* START DATA RECORDS *
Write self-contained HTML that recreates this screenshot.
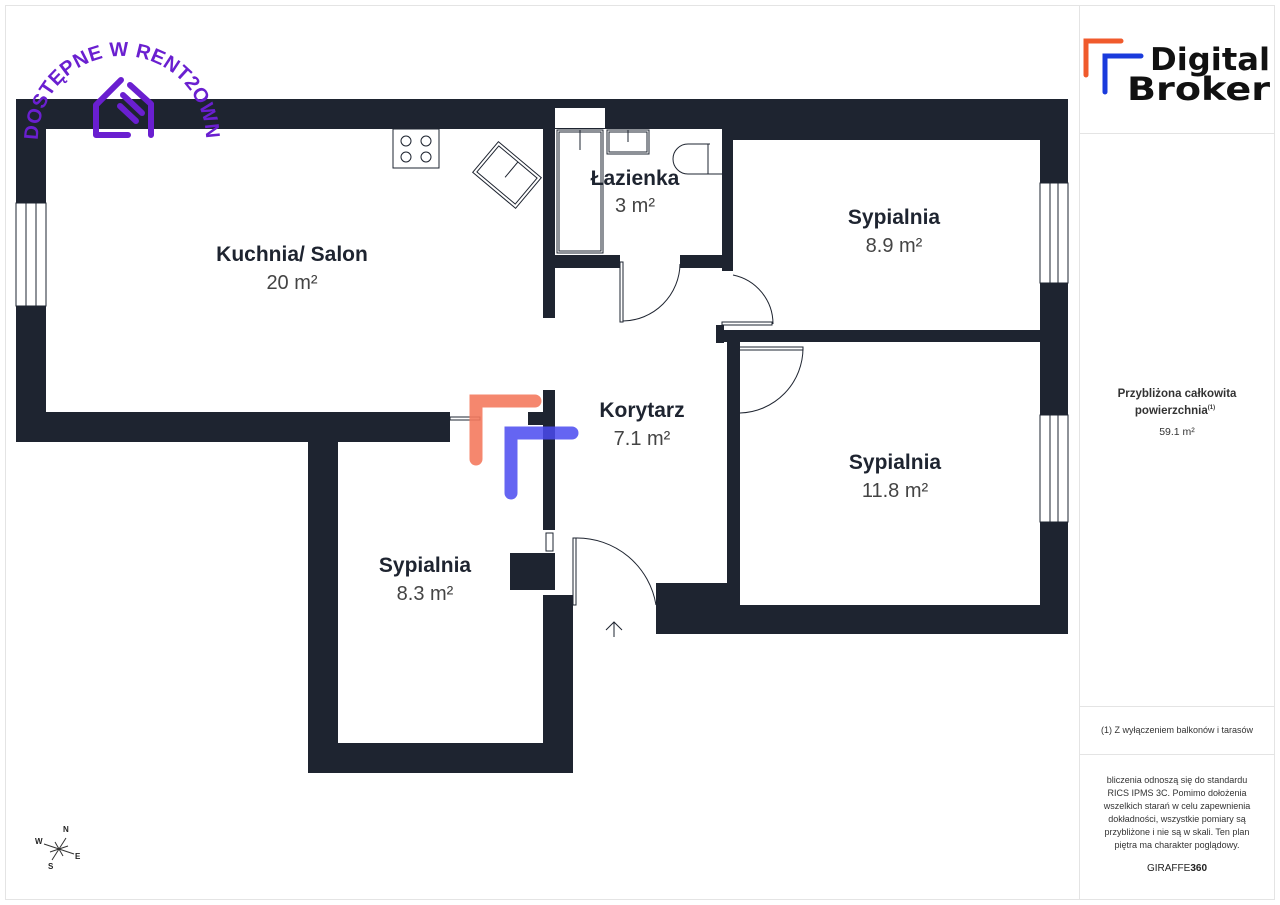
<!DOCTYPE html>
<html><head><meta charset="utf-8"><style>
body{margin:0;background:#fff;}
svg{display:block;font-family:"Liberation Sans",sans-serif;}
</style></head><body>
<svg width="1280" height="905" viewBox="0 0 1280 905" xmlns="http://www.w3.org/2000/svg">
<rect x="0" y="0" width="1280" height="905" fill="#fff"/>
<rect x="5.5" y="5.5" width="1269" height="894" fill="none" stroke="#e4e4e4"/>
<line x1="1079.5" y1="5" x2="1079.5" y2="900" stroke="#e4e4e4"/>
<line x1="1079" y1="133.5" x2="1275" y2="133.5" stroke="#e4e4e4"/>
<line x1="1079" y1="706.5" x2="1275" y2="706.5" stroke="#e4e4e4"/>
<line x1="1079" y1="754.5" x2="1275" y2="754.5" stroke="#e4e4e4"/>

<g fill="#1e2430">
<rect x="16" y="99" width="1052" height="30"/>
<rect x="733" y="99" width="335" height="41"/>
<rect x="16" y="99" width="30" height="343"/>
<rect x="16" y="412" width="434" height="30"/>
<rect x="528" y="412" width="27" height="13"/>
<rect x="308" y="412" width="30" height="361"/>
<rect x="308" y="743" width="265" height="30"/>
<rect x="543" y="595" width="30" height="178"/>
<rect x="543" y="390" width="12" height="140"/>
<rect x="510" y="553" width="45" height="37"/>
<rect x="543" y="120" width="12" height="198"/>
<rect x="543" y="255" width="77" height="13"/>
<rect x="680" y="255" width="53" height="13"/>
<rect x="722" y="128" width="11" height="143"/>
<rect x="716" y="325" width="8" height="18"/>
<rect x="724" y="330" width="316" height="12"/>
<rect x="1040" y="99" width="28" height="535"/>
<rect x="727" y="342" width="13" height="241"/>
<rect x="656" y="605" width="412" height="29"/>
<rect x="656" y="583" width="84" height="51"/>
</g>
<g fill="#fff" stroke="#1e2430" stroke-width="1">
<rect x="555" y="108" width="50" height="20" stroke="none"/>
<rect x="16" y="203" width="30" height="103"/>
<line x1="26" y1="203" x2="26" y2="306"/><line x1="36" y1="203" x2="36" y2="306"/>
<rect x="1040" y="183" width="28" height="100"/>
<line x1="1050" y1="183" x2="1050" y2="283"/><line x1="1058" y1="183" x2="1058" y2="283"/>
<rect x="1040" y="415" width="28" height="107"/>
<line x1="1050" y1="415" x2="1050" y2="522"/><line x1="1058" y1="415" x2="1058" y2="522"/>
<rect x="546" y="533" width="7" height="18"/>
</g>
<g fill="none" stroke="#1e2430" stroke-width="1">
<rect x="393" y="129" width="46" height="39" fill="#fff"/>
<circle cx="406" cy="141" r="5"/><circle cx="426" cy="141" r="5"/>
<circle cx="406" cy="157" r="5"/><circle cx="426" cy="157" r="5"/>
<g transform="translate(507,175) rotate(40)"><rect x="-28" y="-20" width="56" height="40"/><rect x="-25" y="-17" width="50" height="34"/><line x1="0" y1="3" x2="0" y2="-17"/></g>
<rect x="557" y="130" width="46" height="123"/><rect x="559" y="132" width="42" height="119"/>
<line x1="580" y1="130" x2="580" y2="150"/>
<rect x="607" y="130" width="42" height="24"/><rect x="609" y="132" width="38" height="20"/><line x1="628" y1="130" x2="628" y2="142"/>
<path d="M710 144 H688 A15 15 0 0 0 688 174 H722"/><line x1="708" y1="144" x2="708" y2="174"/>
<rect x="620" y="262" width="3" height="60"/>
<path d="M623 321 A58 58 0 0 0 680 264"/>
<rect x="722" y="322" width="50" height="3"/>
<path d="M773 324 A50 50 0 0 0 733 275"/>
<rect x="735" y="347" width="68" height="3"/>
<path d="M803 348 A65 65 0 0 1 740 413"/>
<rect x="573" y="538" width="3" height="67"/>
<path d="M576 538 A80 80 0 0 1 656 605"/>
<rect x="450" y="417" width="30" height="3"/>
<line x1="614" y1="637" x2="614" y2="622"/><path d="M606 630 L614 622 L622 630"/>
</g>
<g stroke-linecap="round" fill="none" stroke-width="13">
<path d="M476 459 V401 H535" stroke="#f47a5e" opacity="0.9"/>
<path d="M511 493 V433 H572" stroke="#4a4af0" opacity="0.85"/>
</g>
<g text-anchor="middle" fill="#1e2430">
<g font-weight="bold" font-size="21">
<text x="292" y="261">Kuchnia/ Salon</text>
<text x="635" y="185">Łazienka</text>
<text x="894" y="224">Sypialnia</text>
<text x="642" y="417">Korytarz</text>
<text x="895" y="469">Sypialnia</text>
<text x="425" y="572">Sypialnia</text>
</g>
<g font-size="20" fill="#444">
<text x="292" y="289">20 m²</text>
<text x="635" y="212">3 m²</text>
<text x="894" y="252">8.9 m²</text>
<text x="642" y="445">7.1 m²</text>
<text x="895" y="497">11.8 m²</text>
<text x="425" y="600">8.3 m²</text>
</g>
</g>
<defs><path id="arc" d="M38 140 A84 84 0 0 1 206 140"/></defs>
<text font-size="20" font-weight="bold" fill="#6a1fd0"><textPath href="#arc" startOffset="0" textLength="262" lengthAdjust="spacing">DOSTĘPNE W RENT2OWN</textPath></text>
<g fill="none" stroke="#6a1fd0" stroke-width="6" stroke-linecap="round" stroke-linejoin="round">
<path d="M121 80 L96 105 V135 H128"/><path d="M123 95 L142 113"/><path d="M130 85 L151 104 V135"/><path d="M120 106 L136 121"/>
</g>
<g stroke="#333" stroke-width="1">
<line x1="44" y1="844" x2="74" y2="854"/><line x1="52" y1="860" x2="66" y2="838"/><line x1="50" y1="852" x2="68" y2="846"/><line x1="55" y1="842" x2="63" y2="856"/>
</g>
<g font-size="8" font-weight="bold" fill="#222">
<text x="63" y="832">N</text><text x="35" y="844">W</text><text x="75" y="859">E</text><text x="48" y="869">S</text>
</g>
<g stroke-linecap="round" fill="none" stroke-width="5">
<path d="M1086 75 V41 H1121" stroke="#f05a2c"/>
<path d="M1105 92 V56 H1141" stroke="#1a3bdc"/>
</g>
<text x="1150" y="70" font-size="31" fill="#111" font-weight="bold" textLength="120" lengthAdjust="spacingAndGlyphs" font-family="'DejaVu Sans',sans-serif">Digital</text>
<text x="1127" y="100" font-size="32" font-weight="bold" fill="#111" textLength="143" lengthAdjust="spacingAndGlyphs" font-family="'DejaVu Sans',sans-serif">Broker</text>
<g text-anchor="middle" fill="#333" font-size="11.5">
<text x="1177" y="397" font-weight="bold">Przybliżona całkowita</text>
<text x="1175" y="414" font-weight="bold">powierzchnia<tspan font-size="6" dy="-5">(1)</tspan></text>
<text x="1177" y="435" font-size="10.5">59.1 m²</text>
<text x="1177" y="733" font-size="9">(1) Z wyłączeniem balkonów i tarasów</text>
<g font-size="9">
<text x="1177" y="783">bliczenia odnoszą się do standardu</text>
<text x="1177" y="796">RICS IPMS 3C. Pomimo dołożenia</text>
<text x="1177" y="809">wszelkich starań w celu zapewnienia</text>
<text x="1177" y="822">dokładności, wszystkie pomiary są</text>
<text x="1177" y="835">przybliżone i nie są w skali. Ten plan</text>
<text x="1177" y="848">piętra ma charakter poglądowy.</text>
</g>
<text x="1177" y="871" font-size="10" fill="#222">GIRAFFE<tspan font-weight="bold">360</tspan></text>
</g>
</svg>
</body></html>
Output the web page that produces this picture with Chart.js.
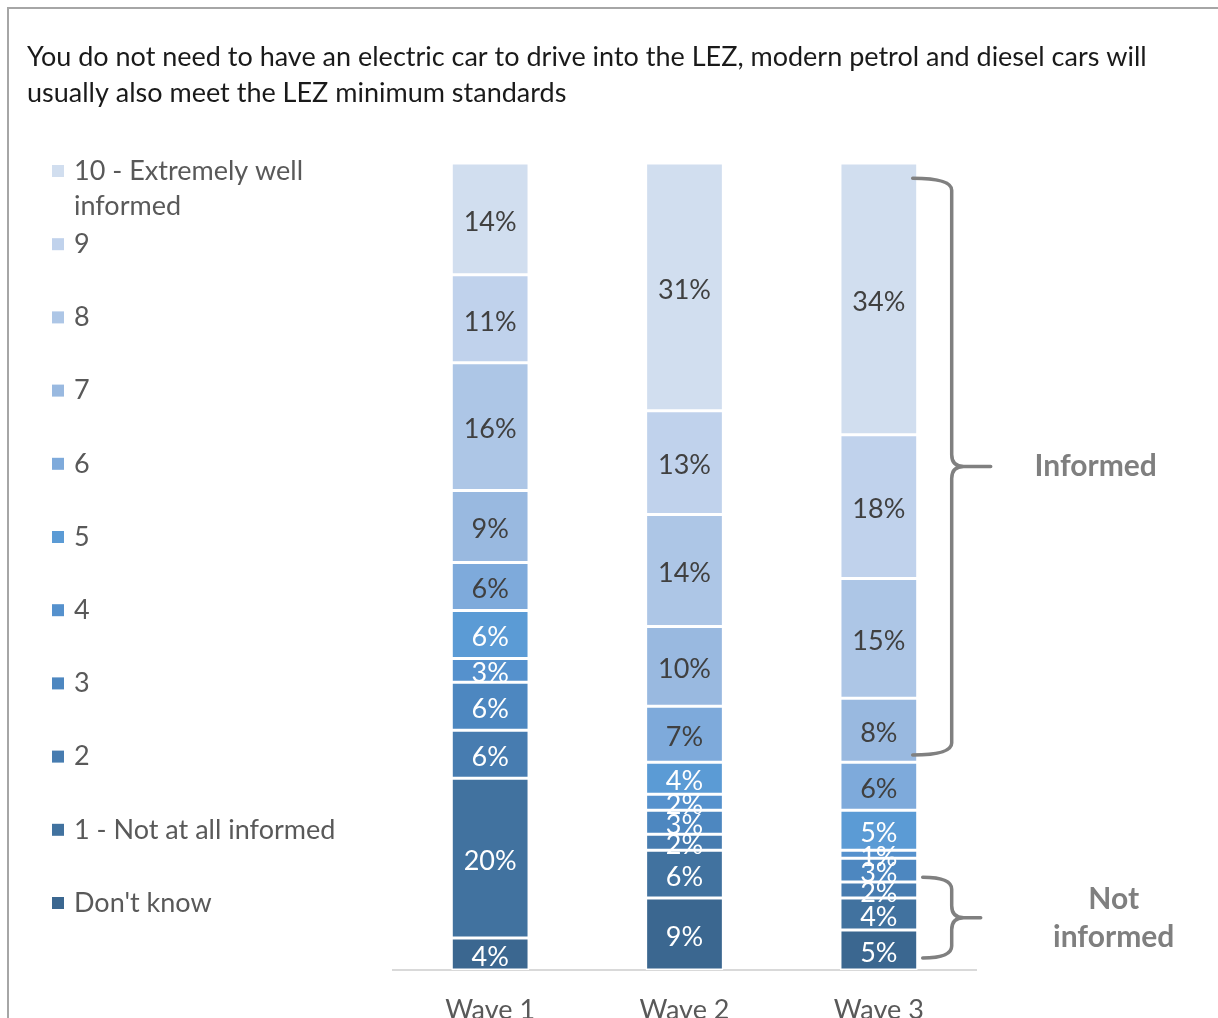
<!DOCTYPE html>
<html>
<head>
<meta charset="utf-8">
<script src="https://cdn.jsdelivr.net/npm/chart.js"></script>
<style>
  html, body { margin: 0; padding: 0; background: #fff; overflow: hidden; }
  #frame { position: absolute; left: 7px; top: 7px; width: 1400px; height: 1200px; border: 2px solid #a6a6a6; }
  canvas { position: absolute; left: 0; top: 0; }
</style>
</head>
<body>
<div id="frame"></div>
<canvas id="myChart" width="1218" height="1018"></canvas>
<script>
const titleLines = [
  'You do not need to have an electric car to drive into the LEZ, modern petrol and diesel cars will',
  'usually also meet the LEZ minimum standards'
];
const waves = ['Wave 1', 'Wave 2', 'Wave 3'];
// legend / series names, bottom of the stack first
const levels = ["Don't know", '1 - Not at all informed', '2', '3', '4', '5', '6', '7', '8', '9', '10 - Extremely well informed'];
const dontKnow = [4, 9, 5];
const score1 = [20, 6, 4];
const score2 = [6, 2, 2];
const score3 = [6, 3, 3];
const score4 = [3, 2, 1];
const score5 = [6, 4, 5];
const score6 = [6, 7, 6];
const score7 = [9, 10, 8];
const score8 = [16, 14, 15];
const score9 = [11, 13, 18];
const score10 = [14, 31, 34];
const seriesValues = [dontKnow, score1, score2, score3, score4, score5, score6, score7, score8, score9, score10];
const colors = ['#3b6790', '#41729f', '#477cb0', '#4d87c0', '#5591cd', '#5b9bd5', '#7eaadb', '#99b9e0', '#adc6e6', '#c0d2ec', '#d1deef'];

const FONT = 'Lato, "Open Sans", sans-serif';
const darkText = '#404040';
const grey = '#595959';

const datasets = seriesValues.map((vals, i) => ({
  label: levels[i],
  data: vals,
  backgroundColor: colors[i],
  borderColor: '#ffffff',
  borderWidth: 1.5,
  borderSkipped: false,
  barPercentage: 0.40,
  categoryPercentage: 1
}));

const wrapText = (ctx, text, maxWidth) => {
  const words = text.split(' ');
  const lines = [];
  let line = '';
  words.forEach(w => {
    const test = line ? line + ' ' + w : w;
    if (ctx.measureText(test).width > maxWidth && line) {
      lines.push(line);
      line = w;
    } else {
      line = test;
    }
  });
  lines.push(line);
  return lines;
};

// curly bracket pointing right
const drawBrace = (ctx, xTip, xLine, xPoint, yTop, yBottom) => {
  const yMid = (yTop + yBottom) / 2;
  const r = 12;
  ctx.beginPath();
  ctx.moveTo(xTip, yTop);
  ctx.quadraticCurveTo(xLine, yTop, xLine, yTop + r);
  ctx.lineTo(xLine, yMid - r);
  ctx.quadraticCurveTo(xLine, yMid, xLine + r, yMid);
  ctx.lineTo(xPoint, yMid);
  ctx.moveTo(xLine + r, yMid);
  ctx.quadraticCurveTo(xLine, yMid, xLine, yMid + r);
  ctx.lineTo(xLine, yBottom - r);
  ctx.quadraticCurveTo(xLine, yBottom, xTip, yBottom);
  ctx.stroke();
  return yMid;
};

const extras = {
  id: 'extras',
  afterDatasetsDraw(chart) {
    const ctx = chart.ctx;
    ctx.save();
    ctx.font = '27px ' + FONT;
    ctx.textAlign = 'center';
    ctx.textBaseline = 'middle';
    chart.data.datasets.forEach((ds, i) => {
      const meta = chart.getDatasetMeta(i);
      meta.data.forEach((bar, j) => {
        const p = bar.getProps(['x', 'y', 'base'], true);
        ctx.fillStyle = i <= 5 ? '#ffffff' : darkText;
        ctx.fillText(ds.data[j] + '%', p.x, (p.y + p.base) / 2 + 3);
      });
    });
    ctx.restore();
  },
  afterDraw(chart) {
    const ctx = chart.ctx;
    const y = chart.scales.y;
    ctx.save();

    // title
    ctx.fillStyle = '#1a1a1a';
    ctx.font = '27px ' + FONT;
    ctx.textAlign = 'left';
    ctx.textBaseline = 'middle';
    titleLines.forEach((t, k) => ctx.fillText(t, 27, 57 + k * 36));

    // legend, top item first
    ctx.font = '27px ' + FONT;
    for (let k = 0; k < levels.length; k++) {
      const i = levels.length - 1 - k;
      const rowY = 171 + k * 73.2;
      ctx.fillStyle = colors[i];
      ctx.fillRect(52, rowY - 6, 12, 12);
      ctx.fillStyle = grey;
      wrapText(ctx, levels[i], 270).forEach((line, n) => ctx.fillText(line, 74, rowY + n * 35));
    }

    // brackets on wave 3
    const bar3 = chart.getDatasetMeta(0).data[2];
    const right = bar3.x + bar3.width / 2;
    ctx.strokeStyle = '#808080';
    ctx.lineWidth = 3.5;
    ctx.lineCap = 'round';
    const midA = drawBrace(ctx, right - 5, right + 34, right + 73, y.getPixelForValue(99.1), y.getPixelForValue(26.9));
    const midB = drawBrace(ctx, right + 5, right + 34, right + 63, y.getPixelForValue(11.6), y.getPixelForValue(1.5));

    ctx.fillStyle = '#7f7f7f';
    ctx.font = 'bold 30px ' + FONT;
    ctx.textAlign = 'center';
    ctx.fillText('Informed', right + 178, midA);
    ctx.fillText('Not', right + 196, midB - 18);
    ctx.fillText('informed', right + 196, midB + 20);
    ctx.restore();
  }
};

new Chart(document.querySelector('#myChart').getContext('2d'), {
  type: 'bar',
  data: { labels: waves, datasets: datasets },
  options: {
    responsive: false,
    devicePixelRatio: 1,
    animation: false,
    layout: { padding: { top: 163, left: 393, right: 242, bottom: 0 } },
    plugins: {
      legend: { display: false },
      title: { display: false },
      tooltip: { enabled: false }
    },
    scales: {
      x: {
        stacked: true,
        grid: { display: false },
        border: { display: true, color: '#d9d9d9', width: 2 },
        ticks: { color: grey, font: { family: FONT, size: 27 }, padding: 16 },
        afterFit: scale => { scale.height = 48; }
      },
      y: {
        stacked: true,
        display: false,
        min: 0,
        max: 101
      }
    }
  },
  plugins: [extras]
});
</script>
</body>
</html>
* END DATA RECORDS *
Pick out lines containing the word "that", each one as written.

**WORKED ANSWER**
Write self-contained HTML that recreates this screenshot.
Output the web page that produces this picture with Chart.js.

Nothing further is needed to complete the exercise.